**EXERCISE DESCRIPTION**
Transcribe the listing exactly, leaving out every picture.

**STORED DATA**
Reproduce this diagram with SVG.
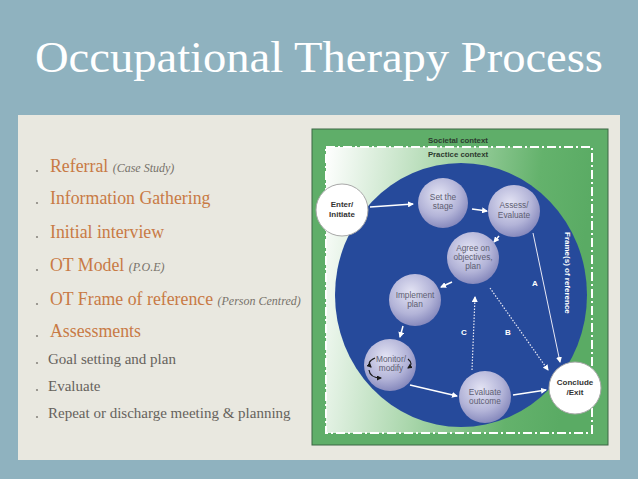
<svg xmlns="http://www.w3.org/2000/svg" width="638" height="479" viewBox="0 0 638 479">
<defs>
<style>
.title{font-family:"Liberation Serif",serif;font-size:44px;fill:#ffffff}
.or{font-family:"Liberation Serif",serif;font-size:17.8px;fill:#c87a45}
.gr{font-family:"Liberation Serif",serif;font-size:15px;fill:#66625c}
.it{font-family:"Liberation Serif",serif;font-style:italic;font-size:12px;fill:#77726a}
.nt{font-family:"Liberation Sans",sans-serif;font-size:8.3px;fill:#5e5e72;text-anchor:middle}
.wt{font-family:"Liberation Sans",sans-serif;font-size:8px;font-weight:bold;fill:#333333;text-anchor:middle}
.ctx{font-family:"Liberation Sans",sans-serif;font-size:7.8px;font-weight:bold;fill:#2d3a2f;text-anchor:middle}
.lab{font-family:"Liberation Sans",sans-serif;font-size:8px;font-weight:bold;fill:#ffffff;text-anchor:middle}
.sph{fill:url(#sphere)}
.wc{fill:#ffffff;stroke:#a8a8a8;stroke-width:1}
.arr{stroke:#ffffff;stroke-width:1.5;fill:none;marker-end:url(#ah)}
.thin{stroke:#e8e8f4;stroke-width:1;fill:none;marker-end:url(#ah)}
.dot{stroke:#e8e8f4;stroke-width:1.2;fill:none;stroke-dasharray:1.5 1.5;marker-end:url(#ah)}
.blk{stroke:#1a1a1a;stroke-width:1.2;fill:none;marker-end:url(#bh)}
.bul{fill:#8a8680}
</style>
<radialGradient id="sphere" cx="0.42" cy="0.35" r="0.7">
<stop offset="0" stop-color="#e4e4f4"/>
<stop offset="0.6" stop-color="#b3b4d8"/>
<stop offset="1" stop-color="#7f82b8"/>
</radialGradient>
<linearGradient id="inner" x1="0" y1="0" x2="1" y2="0.15">
<stop offset="0" stop-color="#ffffff"/>
<stop offset="0.45" stop-color="#a9d6ab"/>
<stop offset="0.8" stop-color="#64b26c"/>
<stop offset="1" stop-color="#5aab64"/>
</linearGradient>
<marker id="ah" markerWidth="6" markerHeight="6" refX="5" refY="3" orient="auto" markerUnits="userSpaceOnUse">
<path d="M0,0 L6,3 L0,6 Z" fill="#ffffff"/>
</marker>
<marker id="bh" markerWidth="5" markerHeight="5" refX="4" refY="2.5" orient="auto" markerUnits="userSpaceOnUse">
<path d="M0,0 L5,2.5 L0,5 Z" fill="#1a1a1a"/>
</marker>
</defs>

<rect x="0" y="0" width="638" height="479" fill="#8fb2bf"/>
<text class="title" x="35" y="72" textLength="568" lengthAdjust="spacingAndGlyphs">Occupational Therapy Process</text>
<rect x="18" y="115" width="602" height="345" fill="#e9e8e0"/>

<g id="list">
<circle class="bul" cx="37" cy="171" r="1.1"/>
<text class="or" x="50" y="172">Referral <tspan class="it">(Case Study)</tspan></text>
<circle class="bul" cx="37" cy="203" r="1.1"/>
<text class="or" x="50" y="204">Information Gathering</text>
<circle class="bul" cx="37" cy="237" r="1.1"/>
<text class="or" x="50" y="238">Initial interview</text>
<circle class="bul" cx="37" cy="270" r="1.1"/>
<text class="or" x="50" y="271">OT Model <tspan class="it">(P.O.E)</tspan></text>
<circle class="bul" cx="37" cy="304" r="1.1"/>
<text class="or" x="50" y="305">OT Frame of reference <tspan class="it">(Person Centred)</tspan></text>
<circle class="bul" cx="37" cy="336" r="1.1"/>
<text class="or" x="50" y="337">Assessments</text>
<circle class="bul" cx="37" cy="363" r="1.1"/>
<text class="gr" x="48" y="364">Goal setting and plan</text>
<circle class="bul" cx="37" cy="390" r="1.1"/>
<text class="gr" x="48" y="391">Evaluate</text>
<circle class="bul" cx="37" cy="417" r="1.1"/>
<text class="gr" x="48" y="418">Repeat or discharge meeting &amp; planning</text>
</g>

<g id="figure">
<rect x="312" y="129" width="296" height="316" fill="#5fae69" stroke="#3c6645" stroke-width="1"/>
<rect x="326" y="147" width="266" height="286" fill="url(#inner)"/>
<rect x="326" y="147" width="266" height="286" fill="none" stroke="#ffffff" stroke-width="2" stroke-dasharray="9 3 2 3"/>
<text class="ctx" x="458" y="143">Societal context</text>
<text class="ctx" x="458" y="157">Practice context</text>
<ellipse cx="461" cy="295" rx="126" ry="132" fill="#264a9b"/>
<text class="lab" transform="translate(565,232) rotate(90)" style="text-anchor:start">Frame(s) of reference</text>
</g>

<g id="connectors">
<line class="arr" x1="370" y1="207" x2="413" y2="204"/>
<line class="arr" x1="472" y1="209" x2="487" y2="211"/>
<line class="arr" x1="499" y1="236" x2="494" y2="242"/>
<line class="arr" x1="452" y1="282" x2="441" y2="287"/>
<line class="arr" x1="403" y1="326" x2="400" y2="337"/>
<line class="arr" x1="410" y1="385" x2="457" y2="396"/>
<line class="arr" x1="513" y1="395" x2="546" y2="390"/>
<line class="thin" x1="533" y1="233" x2="560" y2="362"/>
<line class="dot" x1="490" y1="288" x2="548" y2="370"/>
<line class="dot" x1="472" y1="370" x2="475" y2="297"/>
<text class="lab" x="535" y="286">A</text>
<text class="lab" x="508" y="335">B</text>
<text class="lab" x="464" y="335">C</text>
</g>

<g id="enter">
<circle class="wc" cx="342" cy="210" r="26"/>
<text class="wt" x="342" y="207">Enter/</text>
<text class="wt" x="342" y="217">Initiate</text>
</g>
<g id="stage">
<circle class="sph" cx="443" cy="203" r="25"/>
<text class="nt" x="443" y="200">Set the</text>
<text class="nt" x="443" y="209">stage</text>
</g>
<g id="assess">
<circle class="sph" cx="514" cy="211" r="26"/>
<text class="nt" x="514" y="208">Assess/</text>
<text class="nt" x="514" y="218">Evaluate</text>
</g>
<g id="agree">
<circle class="sph" cx="473" cy="258" r="26"/>
<text class="nt" x="473" y="251">Agree on</text>
<text class="nt" x="473" y="260">objectives,</text>
<text class="nt" x="473" y="269">plan</text>
</g>
<g id="implement">
<circle class="sph" cx="415" cy="300" r="26"/>
<text class="nt" x="415" y="298">Implement</text>
<text class="nt" x="415" y="307">plan</text>
</g>
<g id="monitor">
<circle class="sph" cx="390" cy="365" r="26"/>
<text class="nt" x="391" y="362">Monitor/</text>
<text class="nt" x="391" y="371">modify</text>
<path class="blk" d="M375,358 Q366,362 371,367"/>
<path class="blk" d="M369,370 Q370,378 381,378"/>
<path class="blk" d="M408,359 Q414,364 408,368"/>
</g>
<g id="evaluate">
<circle class="sph" cx="485" cy="397" r="26"/>
<text class="nt" x="485" y="395">Evaluate</text>
<text class="nt" x="485" y="404">outcome</text>
</g>
<g id="conclude">
<circle class="wc" cx="575" cy="388" r="26"/>
<text class="wt" x="575" y="385">Conclude</text>
<text class="wt" x="575" y="395">/Exit</text>
</g>
</svg>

**EXPECTED OUTPUT**
Reproduce this diagram with SVG.
<svg xmlns="http://www.w3.org/2000/svg" width="638" height="479" viewBox="0 0 638 479">
<defs>
<style>
.title{font-family:"Liberation Serif",serif;font-size:44px;fill:#ffffff}
.or{font-family:"Liberation Serif",serif;font-size:17.8px;fill:#c87a45}
.gr{font-family:"Liberation Serif",serif;font-size:15px;fill:#66625c}
.it{font-family:"Liberation Serif",serif;font-style:italic;font-size:12px;fill:#77726a}
.nt{font-family:"Liberation Sans",sans-serif;font-size:8.3px;fill:#5e5e72;text-anchor:middle}
.wt{font-family:"Liberation Sans",sans-serif;font-size:8px;font-weight:bold;fill:#333333;text-anchor:middle}
.ctx{font-family:"Liberation Sans",sans-serif;font-size:7.8px;font-weight:bold;fill:#2d3a2f;text-anchor:middle}
.lab{font-family:"Liberation Sans",sans-serif;font-size:8px;font-weight:bold;fill:#ffffff;text-anchor:middle}
.sph{fill:url(#sphere)}
.wc{fill:#ffffff;stroke:#a8a8a8;stroke-width:1}
.arr{stroke:#ffffff;stroke-width:1.5;fill:none;marker-end:url(#ah)}
.thin{stroke:#e8e8f4;stroke-width:1;fill:none;marker-end:url(#ah)}
.dot{stroke:#e8e8f4;stroke-width:1.2;fill:none;stroke-dasharray:1.5 1.5;marker-end:url(#ah)}
.blk{stroke:#1a1a1a;stroke-width:1.2;fill:none;marker-end:url(#bh)}
.bul{fill:#8a8680}
</style>
<radialGradient id="sphere" cx="0.42" cy="0.35" r="0.7">
<stop offset="0" stop-color="#e4e4f4"/>
<stop offset="0.6" stop-color="#b3b4d8"/>
<stop offset="1" stop-color="#7f82b8"/>
</radialGradient>
<linearGradient id="inner" x1="0" y1="0" x2="1" y2="0.15">
<stop offset="0" stop-color="#ffffff"/>
<stop offset="0.45" stop-color="#a9d6ab"/>
<stop offset="0.8" stop-color="#64b26c"/>
<stop offset="1" stop-color="#5aab64"/>
</linearGradient>
<marker id="ah" markerWidth="6" markerHeight="6" refX="5" refY="3" orient="auto" markerUnits="userSpaceOnUse">
<path d="M0,0 L6,3 L0,6 Z" fill="#ffffff"/>
</marker>
<marker id="bh" markerWidth="5" markerHeight="5" refX="4" refY="2.5" orient="auto" markerUnits="userSpaceOnUse">
<path d="M0,0 L5,2.5 L0,5 Z" fill="#1a1a1a"/>
</marker>
</defs>

<rect x="0" y="0" width="638" height="479" fill="#8fb2bf"/>
<text class="title" x="35" y="72" textLength="568" lengthAdjust="spacingAndGlyphs">Occupational Therapy Process</text>
<rect x="18" y="115" width="602" height="345" fill="#e9e8e0"/>

<g id="list">
<circle class="bul" cx="37" cy="171" r="1.1"/>
<text class="or" x="50" y="172">Referral <tspan class="it">(Case Study)</tspan></text>
<circle class="bul" cx="37" cy="203" r="1.1"/>
<text class="or" x="50" y="204">Information Gathering</text>
<circle class="bul" cx="37" cy="237" r="1.1"/>
<text class="or" x="50" y="238">Initial interview</text>
<circle class="bul" cx="37" cy="270" r="1.1"/>
<text class="or" x="50" y="271">OT Model <tspan class="it">(P.O.E)</tspan></text>
<circle class="bul" cx="37" cy="304" r="1.1"/>
<text class="or" x="50" y="305">OT Frame of reference <tspan class="it">(Person Centred)</tspan></text>
<circle class="bul" cx="37" cy="336" r="1.1"/>
<text class="or" x="50" y="337">Assessments</text>
<circle class="bul" cx="37" cy="363" r="1.1"/>
<text class="gr" x="48" y="364">Goal setting and plan</text>
<circle class="bul" cx="37" cy="390" r="1.1"/>
<text class="gr" x="48" y="391">Evaluate</text>
<circle class="bul" cx="37" cy="417" r="1.1"/>
<text class="gr" x="48" y="418">Repeat or discharge meeting &amp; planning</text>
</g>

<g id="figure">
<rect x="312" y="129" width="296" height="316" fill="#5fae69" stroke="#3c6645" stroke-width="1"/>
<rect x="326" y="147" width="266" height="286" fill="url(#inner)"/>
<rect x="326" y="147" width="266" height="286" fill="none" stroke="#ffffff" stroke-width="2" stroke-dasharray="9 3 2 3"/>
<text class="ctx" x="458" y="143">Societal context</text>
<text class="ctx" x="458" y="157">Practice context</text>
<ellipse cx="461" cy="295" rx="126" ry="132" fill="#264a9b"/>
<text class="lab" transform="translate(565,232) rotate(90)" style="text-anchor:start">Frame(s) of reference</text>
</g>

<g id="connectors">
<line class="arr" x1="370" y1="207" x2="413" y2="204"/>
<line class="arr" x1="472" y1="209" x2="487" y2="211"/>
<line class="arr" x1="499" y1="236" x2="494" y2="242"/>
<line class="arr" x1="452" y1="282" x2="441" y2="287"/>
<line class="arr" x1="403" y1="326" x2="400" y2="337"/>
<line class="arr" x1="410" y1="385" x2="457" y2="396"/>
<line class="arr" x1="513" y1="395" x2="546" y2="390"/>
<line class="thin" x1="533" y1="233" x2="560" y2="362"/>
<line class="dot" x1="490" y1="288" x2="548" y2="370"/>
<line class="dot" x1="472" y1="370" x2="475" y2="297"/>
<text class="lab" x="535" y="286">A</text>
<text class="lab" x="508" y="335">B</text>
<text class="lab" x="464" y="335">C</text>
</g>

<g id="enter">
<circle class="wc" cx="342" cy="210" r="26"/>
<text class="wt" x="342" y="207">Enter/</text>
<text class="wt" x="342" y="217">Initiate</text>
</g>
<g id="stage">
<circle class="sph" cx="443" cy="203" r="25"/>
<text class="nt" x="443" y="200">Set the</text>
<text class="nt" x="443" y="209">stage</text>
</g>
<g id="assess">
<circle class="sph" cx="514" cy="211" r="26"/>
<text class="nt" x="514" y="208">Assess/</text>
<text class="nt" x="514" y="218">Evaluate</text>
</g>
<g id="agree">
<circle class="sph" cx="473" cy="258" r="26"/>
<text class="nt" x="473" y="251">Agree on</text>
<text class="nt" x="473" y="260">objectives,</text>
<text class="nt" x="473" y="269">plan</text>
</g>
<g id="implement">
<circle class="sph" cx="415" cy="300" r="26"/>
<text class="nt" x="415" y="298">Implement</text>
<text class="nt" x="415" y="307">plan</text>
</g>
<g id="monitor">
<circle class="sph" cx="390" cy="365" r="26"/>
<text class="nt" x="391" y="362">Monitor/</text>
<text class="nt" x="391" y="371">modify</text>
<path class="blk" d="M375,358 Q366,362 371,367"/>
<path class="blk" d="M369,370 Q370,378 381,378"/>
<path class="blk" d="M408,359 Q414,364 408,368"/>
</g>
<g id="evaluate">
<circle class="sph" cx="485" cy="397" r="26"/>
<text class="nt" x="485" y="395">Evaluate</text>
<text class="nt" x="485" y="404">outcome</text>
</g>
<g id="conclude">
<circle class="wc" cx="575" cy="388" r="26"/>
<text class="wt" x="575" y="385">Conclude</text>
<text class="wt" x="575" y="395">/Exit</text>
</g>
</svg>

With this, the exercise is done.